What you have to do: The answer is one number: how many lines hold the string "with".

Extracted records:
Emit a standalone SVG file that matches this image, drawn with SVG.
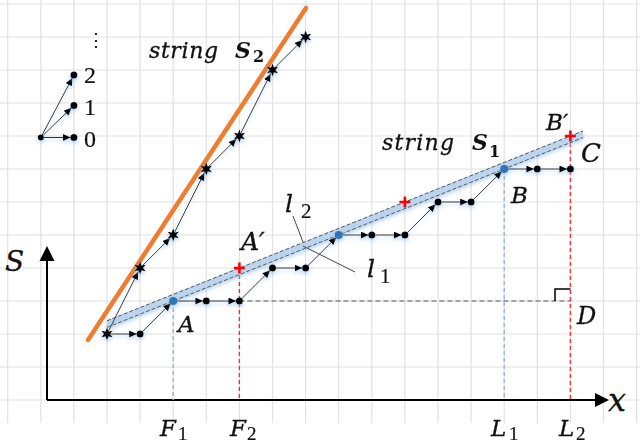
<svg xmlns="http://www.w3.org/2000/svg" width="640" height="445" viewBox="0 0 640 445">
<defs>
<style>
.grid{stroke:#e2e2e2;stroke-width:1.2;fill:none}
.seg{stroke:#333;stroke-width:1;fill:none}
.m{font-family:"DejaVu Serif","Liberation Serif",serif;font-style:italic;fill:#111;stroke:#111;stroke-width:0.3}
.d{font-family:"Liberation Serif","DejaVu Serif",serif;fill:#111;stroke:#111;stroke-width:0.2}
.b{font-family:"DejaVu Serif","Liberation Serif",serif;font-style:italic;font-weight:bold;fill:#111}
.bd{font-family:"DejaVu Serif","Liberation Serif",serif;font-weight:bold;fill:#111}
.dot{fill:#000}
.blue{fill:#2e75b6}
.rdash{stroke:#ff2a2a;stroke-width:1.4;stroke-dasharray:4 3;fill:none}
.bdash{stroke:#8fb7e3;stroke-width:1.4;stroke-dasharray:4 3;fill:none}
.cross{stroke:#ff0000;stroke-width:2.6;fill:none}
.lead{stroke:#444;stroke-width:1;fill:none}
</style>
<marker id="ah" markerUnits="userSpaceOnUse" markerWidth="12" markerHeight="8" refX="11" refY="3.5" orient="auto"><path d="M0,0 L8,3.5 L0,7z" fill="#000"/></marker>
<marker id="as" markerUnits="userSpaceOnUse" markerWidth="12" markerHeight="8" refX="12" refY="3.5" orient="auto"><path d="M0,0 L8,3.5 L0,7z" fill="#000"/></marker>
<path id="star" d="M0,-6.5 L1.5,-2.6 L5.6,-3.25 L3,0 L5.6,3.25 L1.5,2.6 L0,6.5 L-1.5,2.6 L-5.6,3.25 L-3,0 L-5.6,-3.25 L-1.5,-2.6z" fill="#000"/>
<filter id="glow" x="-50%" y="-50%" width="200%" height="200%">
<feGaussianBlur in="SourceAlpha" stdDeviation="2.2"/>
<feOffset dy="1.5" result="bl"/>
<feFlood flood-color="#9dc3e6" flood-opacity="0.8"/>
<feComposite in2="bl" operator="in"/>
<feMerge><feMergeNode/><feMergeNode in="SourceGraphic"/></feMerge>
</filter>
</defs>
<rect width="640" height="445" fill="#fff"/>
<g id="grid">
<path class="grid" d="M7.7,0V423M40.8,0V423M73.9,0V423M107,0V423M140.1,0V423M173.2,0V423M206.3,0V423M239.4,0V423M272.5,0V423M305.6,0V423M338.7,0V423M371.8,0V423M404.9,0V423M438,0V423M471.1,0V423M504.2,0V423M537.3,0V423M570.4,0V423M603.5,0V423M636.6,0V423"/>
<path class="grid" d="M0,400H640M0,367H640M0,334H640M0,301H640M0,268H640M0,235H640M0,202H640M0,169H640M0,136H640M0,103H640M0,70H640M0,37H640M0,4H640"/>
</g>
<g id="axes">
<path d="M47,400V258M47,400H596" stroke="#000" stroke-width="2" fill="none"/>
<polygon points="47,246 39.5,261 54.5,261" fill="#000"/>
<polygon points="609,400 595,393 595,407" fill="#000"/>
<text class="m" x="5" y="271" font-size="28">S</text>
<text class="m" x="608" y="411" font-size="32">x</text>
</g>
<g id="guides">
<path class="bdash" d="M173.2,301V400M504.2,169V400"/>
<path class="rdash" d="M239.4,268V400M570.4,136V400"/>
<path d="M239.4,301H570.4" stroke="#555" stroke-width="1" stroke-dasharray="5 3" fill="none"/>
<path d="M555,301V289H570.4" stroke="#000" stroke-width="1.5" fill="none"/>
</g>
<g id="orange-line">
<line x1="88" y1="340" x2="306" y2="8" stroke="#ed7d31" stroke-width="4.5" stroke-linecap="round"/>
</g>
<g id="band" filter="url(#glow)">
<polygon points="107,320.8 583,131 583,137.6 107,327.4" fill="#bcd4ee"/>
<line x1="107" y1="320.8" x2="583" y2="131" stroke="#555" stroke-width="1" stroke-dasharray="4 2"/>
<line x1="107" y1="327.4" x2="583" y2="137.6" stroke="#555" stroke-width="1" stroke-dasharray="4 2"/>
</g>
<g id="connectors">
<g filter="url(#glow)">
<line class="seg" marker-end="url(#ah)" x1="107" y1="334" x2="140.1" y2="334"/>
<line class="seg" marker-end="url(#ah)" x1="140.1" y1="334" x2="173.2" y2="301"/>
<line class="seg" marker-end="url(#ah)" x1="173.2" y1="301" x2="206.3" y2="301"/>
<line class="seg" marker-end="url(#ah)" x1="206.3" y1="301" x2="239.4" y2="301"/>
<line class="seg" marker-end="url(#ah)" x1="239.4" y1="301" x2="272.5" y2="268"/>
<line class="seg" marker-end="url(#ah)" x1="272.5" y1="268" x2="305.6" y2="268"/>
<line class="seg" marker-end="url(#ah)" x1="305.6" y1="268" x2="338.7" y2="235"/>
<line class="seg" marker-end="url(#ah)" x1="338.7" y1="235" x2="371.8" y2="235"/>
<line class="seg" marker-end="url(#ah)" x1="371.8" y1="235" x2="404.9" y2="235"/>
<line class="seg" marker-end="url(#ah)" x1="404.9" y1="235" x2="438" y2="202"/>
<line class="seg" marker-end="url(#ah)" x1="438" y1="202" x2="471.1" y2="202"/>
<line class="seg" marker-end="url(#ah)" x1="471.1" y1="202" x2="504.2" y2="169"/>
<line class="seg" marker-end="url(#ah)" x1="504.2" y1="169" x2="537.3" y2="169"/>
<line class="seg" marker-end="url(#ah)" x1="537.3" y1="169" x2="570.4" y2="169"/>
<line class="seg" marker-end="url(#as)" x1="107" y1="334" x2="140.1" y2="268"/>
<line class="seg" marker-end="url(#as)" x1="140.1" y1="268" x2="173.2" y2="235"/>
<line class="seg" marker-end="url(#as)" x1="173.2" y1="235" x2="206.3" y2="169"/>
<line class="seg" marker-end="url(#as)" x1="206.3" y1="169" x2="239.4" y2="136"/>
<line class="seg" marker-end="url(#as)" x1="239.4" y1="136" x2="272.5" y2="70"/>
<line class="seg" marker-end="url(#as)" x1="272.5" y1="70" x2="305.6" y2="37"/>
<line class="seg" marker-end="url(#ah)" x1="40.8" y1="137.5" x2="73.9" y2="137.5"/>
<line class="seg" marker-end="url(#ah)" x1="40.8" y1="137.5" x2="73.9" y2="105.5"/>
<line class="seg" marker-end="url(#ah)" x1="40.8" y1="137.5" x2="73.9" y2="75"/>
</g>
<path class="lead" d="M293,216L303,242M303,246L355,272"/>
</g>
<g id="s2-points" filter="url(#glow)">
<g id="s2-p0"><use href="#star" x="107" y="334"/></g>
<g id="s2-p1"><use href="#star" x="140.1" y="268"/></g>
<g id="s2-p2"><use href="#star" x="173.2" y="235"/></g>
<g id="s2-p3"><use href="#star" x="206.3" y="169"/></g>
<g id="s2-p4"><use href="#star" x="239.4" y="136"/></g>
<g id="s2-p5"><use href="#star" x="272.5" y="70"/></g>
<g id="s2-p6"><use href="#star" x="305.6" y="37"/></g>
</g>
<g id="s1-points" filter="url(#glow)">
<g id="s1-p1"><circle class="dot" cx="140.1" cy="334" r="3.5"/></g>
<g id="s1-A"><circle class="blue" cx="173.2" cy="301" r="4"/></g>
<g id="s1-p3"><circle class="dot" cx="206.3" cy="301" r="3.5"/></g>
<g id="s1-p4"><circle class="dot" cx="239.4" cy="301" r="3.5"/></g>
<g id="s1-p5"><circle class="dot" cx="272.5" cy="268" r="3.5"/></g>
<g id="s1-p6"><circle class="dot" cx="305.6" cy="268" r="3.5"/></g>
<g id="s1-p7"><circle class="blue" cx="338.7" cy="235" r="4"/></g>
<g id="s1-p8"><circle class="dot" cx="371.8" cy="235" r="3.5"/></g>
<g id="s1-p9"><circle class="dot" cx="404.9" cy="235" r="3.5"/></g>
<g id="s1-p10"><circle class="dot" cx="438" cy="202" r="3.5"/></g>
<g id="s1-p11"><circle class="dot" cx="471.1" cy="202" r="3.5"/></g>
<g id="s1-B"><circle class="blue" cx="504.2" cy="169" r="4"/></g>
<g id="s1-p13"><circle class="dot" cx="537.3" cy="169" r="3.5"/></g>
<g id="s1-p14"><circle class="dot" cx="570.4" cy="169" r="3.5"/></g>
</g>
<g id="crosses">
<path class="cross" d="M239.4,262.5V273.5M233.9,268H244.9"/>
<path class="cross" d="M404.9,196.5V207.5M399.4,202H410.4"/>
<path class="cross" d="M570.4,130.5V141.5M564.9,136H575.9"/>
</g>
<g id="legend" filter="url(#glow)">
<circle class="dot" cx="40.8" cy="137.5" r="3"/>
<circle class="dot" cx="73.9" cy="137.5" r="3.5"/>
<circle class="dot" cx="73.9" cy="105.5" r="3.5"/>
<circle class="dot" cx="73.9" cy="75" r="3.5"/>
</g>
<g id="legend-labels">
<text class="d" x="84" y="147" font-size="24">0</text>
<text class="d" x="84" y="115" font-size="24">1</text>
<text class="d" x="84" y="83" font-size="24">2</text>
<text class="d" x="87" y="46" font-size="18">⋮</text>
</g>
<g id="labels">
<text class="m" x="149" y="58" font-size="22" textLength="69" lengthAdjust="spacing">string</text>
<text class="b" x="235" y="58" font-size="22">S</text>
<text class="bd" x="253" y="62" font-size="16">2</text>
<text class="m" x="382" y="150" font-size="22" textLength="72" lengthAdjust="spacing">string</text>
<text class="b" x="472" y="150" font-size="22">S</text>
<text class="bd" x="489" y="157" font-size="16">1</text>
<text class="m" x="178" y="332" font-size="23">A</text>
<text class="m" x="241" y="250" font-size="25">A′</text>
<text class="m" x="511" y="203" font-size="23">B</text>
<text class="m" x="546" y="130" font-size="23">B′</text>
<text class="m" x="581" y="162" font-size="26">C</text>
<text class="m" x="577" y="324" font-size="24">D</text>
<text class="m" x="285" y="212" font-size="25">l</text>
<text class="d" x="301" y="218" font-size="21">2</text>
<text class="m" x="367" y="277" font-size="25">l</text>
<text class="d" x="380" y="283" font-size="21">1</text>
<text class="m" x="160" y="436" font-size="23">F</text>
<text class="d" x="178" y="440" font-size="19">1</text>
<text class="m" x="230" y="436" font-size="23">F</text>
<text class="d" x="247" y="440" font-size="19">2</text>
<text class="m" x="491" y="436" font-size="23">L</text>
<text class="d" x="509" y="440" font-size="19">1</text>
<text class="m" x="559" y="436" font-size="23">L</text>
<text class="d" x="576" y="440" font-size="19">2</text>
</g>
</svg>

...

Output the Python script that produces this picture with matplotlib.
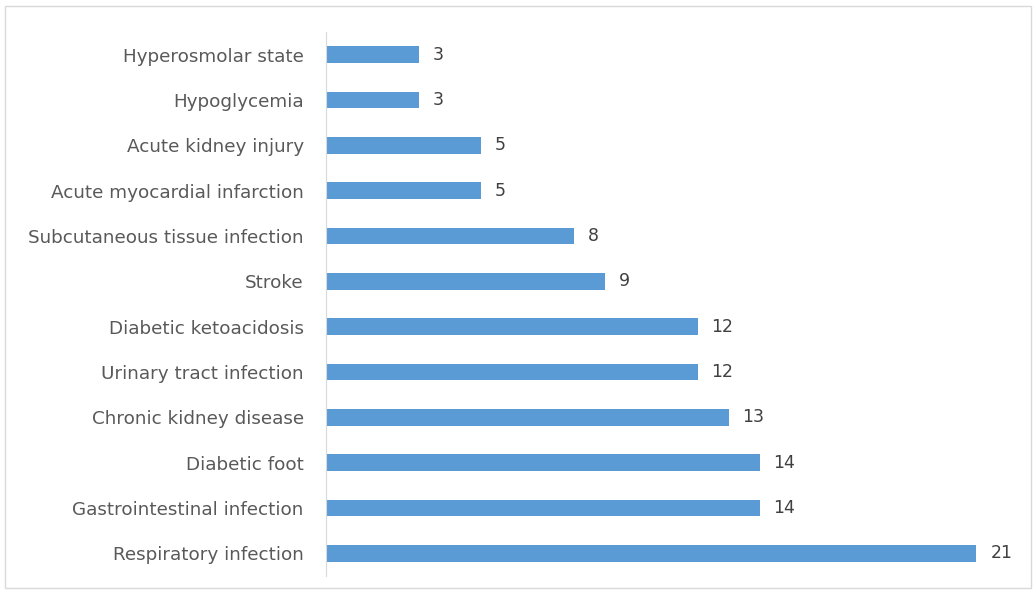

Finished answer: 2